I recently switched to the NightWatch at my prayer room to help Juan (a leader of our House) with our first Fire in the Night internship. I am loving it…especially my tripled personal time in the prayer room.
The other night as I drove home and the sky was tinged blue in preparation for the sunrise, I suddenly felt rising in my heart a softness…a softness towards the Lord that I have missed in recent months. My eyes brimmed with tears as I enjoyed the sweetness I hadn’t even realized I was missing. It was that feeling of, “why would I want to go one moment without the attitude of my heart being complete love towards the Lord?”

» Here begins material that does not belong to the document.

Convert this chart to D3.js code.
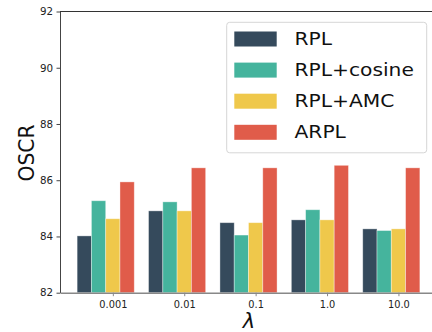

I first felt this tenderness creep into my spirit during my internship at IHOP a year and a half ago. I realize that most people have never experienced this internal change, so they cannot comprehend how their daily lives would be enhanced by living there. I am attributing the privilege of this attitude of heart to simply setting myself before the Lord more. For me, my season of that is in the prayer room, but I am not convinced that is the only place this can occur. I believe that just the act – regardless of feelings attached – of setting yourself before the Lord and simply saying, “Here I am,” can allow the Holy Spirit tenderize your heart to His presence in your life.
I have never heard someone specifically talk about this; this is solely coming from my own experience. If someone else has more ample words to describe what I am experiencing, please do state your own observations.